Let’s be real – no one likes drainage problems near their house. Stormwater management is critical to resolving drainage issues in your lawn and near your house. To accomplish this task, consider where the stormwater originates and how to manage the flow on the ground.
So, it rains – on your roof, on your lawn, on your neighbor’s lawn – and the water flows toward your house. If left near your house, bad outcomes like erosion or standing water develop. If you have a basement, ground water may enter your basement creating a nightmare of a condition. In traditional neighborhoods, larger lawns allow for opportunities to manage the water. In many newer, metropolitan neighborhoods, lawn availability is limited so physical improvements to the lawn are often necessary. Here are a few tips to collect and get rid of water near your house.
- Install roof gutters to collect roof water and channel the water to select locations.

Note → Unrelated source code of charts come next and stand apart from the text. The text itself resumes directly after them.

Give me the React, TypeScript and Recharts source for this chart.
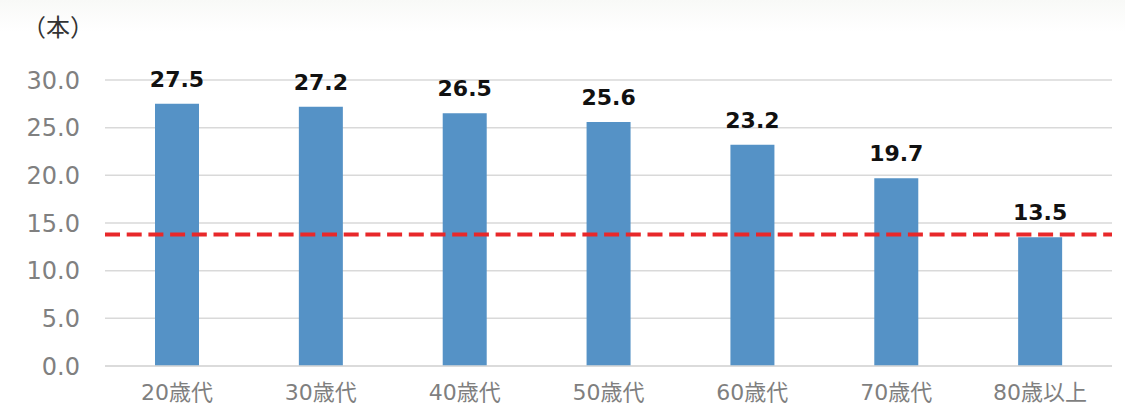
import React from "react";
import { BarChart, Bar, XAxis, YAxis, CartesianGrid, ReferenceLine, LabelList } from "recharts";

const categories = ["20歳代", "30歳代", "40歳代", "50歳代", "60歳代", "70歳代", "80歳以上"];
const values = [27.5, 27.2, 26.5, 25.6, 23.2, 19.7, 13.5];
const yTicks = [0, 5, 10, 15, 20, 25, 30];
const referenceValue = 13.8;
const unitLabel = "（本）";

const data = categories.map((c, i) => ({ name: c, value: values[i] }));

const FONT = "'DejaVu Sans', 'Noto Sans CJK JP', sans-serif";
const CJK = "'Noto Sans CJK JP', sans-serif";

export default function App() {
  return (
    <div style={{ position: "fixed", left: 0, top: 0, width: 1125, height: 405, background: "#ffffff", fontFamily: FONT }}>
      <div style={{ position: "absolute", left: 0, top: 0, width: 1125, height: 32, background: "linear-gradient(#f8f9f7, #ffffff)" }} />
      <div style={{ position: "absolute", left: 22, top: 9, fontSize: 24, color: "#333", lineHeight: "34px", fontFamily: CJK }}>{unitLabel}</div>
      <div style={{ position: "absolute", left: 0, top: 0 }}>
        <BarChart width={1125} height={405} data={data} margin={{ top: 80, right: 13, bottom: 0, left: 0 }}>
          <CartesianGrid vertical={false} stroke="#d9d9d9" strokeWidth={1.5} />
          <XAxis
            dataKey="name"
            height={39}
            axisLine={{ stroke: "#d9d9d9", strokeWidth: 1.5 }}
            tickLine={false}
            tickSize={0}
            tickMargin={18}
            tick={{ fill: "#7f7f7f", fontSize: 22, fontFamily: FONT }}
            interval={0}
          />
          <YAxis
            width={105}
            domain={[0, 30]}
            ticks={yTicks}
            axisLine={false}
            tickLine={false}
            tickSize={0}
            tickMargin={25}
            tickFormatter={(v: number) => v.toFixed(1)}
            tick={{ fill: "#808080", fontSize: 24, fontFamily: FONT }}
          />
          <Bar dataKey="value" fill="#5592c6" barSize={44} isAnimationActive={false}>
            <LabelList
              dataKey="value"
              position="top"
              offset={17}
              formatter={(v: number) => v.toFixed(1)}
              style={{ fill: "#111", fontSize: 22, fontWeight: 700, fontFamily: FONT }}
            />
          </Bar>
          <ReferenceLine y={referenceValue} stroke="#e8282a" strokeWidth={4} strokeDasharray="15 6.7" ifOverflow="extendDomain" />
        </BarChart>
      </div>
    </div>
  );
}
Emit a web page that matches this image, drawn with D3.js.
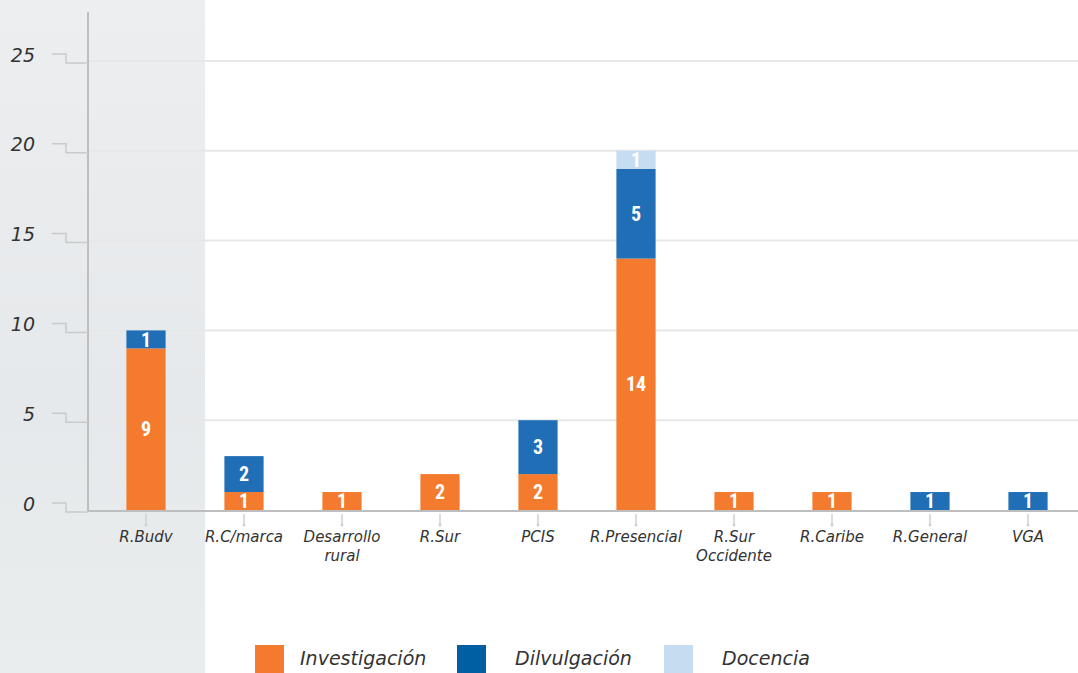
<!DOCTYPE html>
<html>
<head>
<meta charset="utf-8">
<script src="https://d3js.org/d3.v7.min.js"></script>
<style>
  body { margin: 0; background: #fff; }
  svg { display: block; }
  .tick-label { font-family: "DejaVu Sans", sans-serif; font-style: italic; fill: #333; }
  .val { font-family: "Liberation Sans Narrow", "Roboto Condensed", "Liberation Sans", sans-serif; font-weight: bold; fill: #fff; }
</style>
</head>
<body>
<svg id="chart" width="1078" height="673"></svg>
<script>
// data
var categories = ["R.Budv", "R.C/marca", "Desarrollo rural", "R.Sur", "PCIS",
                  "R.Presencial", "R.Sur Occidente", "R.Caribe", "R.General", "VGA"];
var investigacion = [9, 1, 1, 2, 2, 14, 1, 1, 0, 0];
var divulgacion   = [1, 2, 0, 0, 3, 5, 0, 0, 1, 1];
var docencia      = [0, 0, 0, 0, 0, 1, 0, 0, 0, 0];
var seriesNames = ["Investigación", "Dilvulgación", "Docencia"];
var yTicks = [0, 5, 10, 15, 20, 25];

var barColors    = ["#f47b2d", "#1f6eb6", "#c6ddf1"];
var legendColors = ["#f47b2d", "#005ea3", "#c6ddf1"];

var svg = d3.select("#chart"),
    width = +svg.attr("width"),
    height = +svg.attr("height");

// background: grey panel on the left
var defs = svg.append("defs");
var grad = defs.append("linearGradient").attr("id", "panel")
  .attr("x1", 0).attr("y1", 0).attr("x2", 0).attr("y2", 1);
grad.append("stop").attr("offset", "0%").attr("stop-color", "#eceef0");
grad.append("stop").attr("offset", "60%").attr("stop-color", "#e6e9eb");
grad.append("stop").attr("offset", "100%").attr("stop-color", "#eaedee");
svg.append("rect").attr("x", 0).attr("y", 0).attr("width", 205).attr("height", height)
  .attr("fill", "url(#panel)");

var rows = categories.map(function(c, i) {
  return { cat: c, "Investigación": investigacion[i], "Dilvulgación": divulgacion[i], "Docencia": docencia[i] };
});

var x = d3.scaleBand().domain(categories).range([97, 1077])
  .paddingInner(0.6).paddingOuter(0.3);
var y = d3.scaleLinear().domain([0, 25]).range([510, 61]);

// gridlines
svg.append("g").selectAll("line")
  .data(yTicks.filter(function(d) { return d > 0; }))
  .enter().append("line")
  .attr("x1", 88).attr("x2", width)
  .attr("y1", function(d) { return y(d); }).attr("y2", function(d) { return y(d); })
  .attr("stroke", "#e6e7e8").attr("stroke-width", 2);

// y axis with stepped ticks
var yAxis = svg.append("g");
yAxis.append("line").attr("x1", 88).attr("x2", 88).attr("y1", 12).attr("y2", 511)
  .attr("stroke", "#bcbec0").attr("stroke-width", 2);
var yt = yAxis.selectAll("g.yt").data(yTicks).enter().append("g").attr("class", "yt");
yt.append("path")
  .attr("d", function(d) { var p = y(d); return "M52," + (p - 7) + "H66V" + (p + 2) + "H88"; })
  .attr("fill", "none").attr("stroke", "#c8cacc").attr("stroke-width", 1.5);
yt.append("text").attr("class", "tick-label")
  .attr("x", 35).attr("y", function(d) { return y(d) - 6; })
  .attr("dy", "0.35em").attr("text-anchor", "end")
  .style("font-size", "19px")
  .text(function(d) { return d; });

// bars
var stack = d3.stack().keys(seriesNames);
var stacked = stack(rows);

var layers = svg.append("g").selectAll("g")
  .data(stacked).enter().append("g")
  .attr("fill", function(d, i) { return barColors[i]; });

layers.selectAll("rect")
  .data(function(d) { return d.filter(function(s) { return s[1] > s[0]; }); })
  .enter().append("rect")
  .attr("x", function(d) { return x(d.data.cat); })
  .attr("width", x.bandwidth())
  .attr("y", function(d) { return y(d[1]); })
  .attr("height", function(d) { return y(d[0]) - y(d[1]); });

layers.selectAll("text")
  .data(function(d) { return d.filter(function(s) { return s[1] > s[0]; }); })
  .enter().append("text").attr("class", "val")
  .attr("x", function(d) { return x(d.data.cat) + x.bandwidth() / 2; })
  .attr("y", function(d) { return (y(d[0]) + y(d[1])) / 2; })
  .attr("dy", "0.36em").attr("text-anchor", "middle")
  .style("font-size", "20px")
  .text(function(d) { return d[1] - d[0]; });

// baseline
svg.append("line").attr("x1", 88).attr("x2", width).attr("y1", 511).attr("y2", 511)
  .attr("stroke", "#bcbec0").attr("stroke-width", 2);

// x ticks and labels
var xt = svg.append("g").selectAll("g").data(categories).enter().append("g")
  .attr("transform", function(d) { return "translate(" + (x(d) + x.bandwidth() / 2) + ",0)"; });
xt.append("line").attr("y1", 514).attr("y2", 524)
  .attr("stroke", "#cfd1d3").attr("stroke-width", 1.5);
xt.append("circle").attr("cy", 525).attr("r", 1.5).attr("fill", "#cfd1d3");
xt.append("text").attr("class", "tick-label")
  .attr("text-anchor", "middle").style("font-size", "15px")
  .selectAll("tspan")
  .data(function(d) { return d.split(" "); })
  .enter().append("tspan")
  .attr("x", 0)
  .attr("y", function(d, i) { return 542 + i * 19; })
  .text(function(d) { return d; });

// legend
var legendX = [255, 457, 664];
var legendTextX = [300, 515, 722];
var lg = svg.append("g").selectAll("g").data(seriesNames).enter().append("g");
lg.append("rect")
  .attr("x", function(d, i) { return legendX[i]; }).attr("y", 645)
  .attr("width", 29).attr("height", 30)
  .attr("fill", function(d, i) { return legendColors[i]; });
lg.append("text").attr("class", "tick-label")
  .attr("x", function(d, i) { return legendTextX[i]; }).attr("y", 658).attr("dy", "0.35em")
  .style("font-size", "19px")
  .text(function(d) { return d; });
</script>
</body>
</html>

- Install pipes at the bottom of gutter downspouts to a minimum of 5 feet away from the house.
- Properly slope the ground away from your house with a slope of 2% (minimum) for 5 feet from the house.
- Grade or slope the ground of the lawn to channel water away from the house.
- Exercise caution when installing landscape beds around the house so that water is not trapped in the bed or near the house.
- Install a drainage system (pipes and catch basins) to collect water near the house. The system should be designed by qualified landscape professionals for proper function.
- Connect gutter downspouts to drainage systems.
If stormwater enters your lawn from a neighbor’s property, consider the opportunity to plant a carefully placed landscape bed to add a pleasing lawn feature and guide the neighbor’s water away from your house.
Something else to consider. Many times, sidewalks are installed at incorrect heights that trap water against the house. Study your landscape for this condition. If it exists, modifications to the sidewalk, landscape, or both may be necessary to fix your problem. Lastly, as you develop your plan, think about ALL the conditions creating the problem. Managing one localized condition without a fully developed plan may create additional problems. If managing drainage problems seems overwhelming, consider consultation with a professional landscape architect or engineer. These professionals are trained to manage such problems. Request references from the professionals so you can feel comfortable with their approach to managing your drainage problem.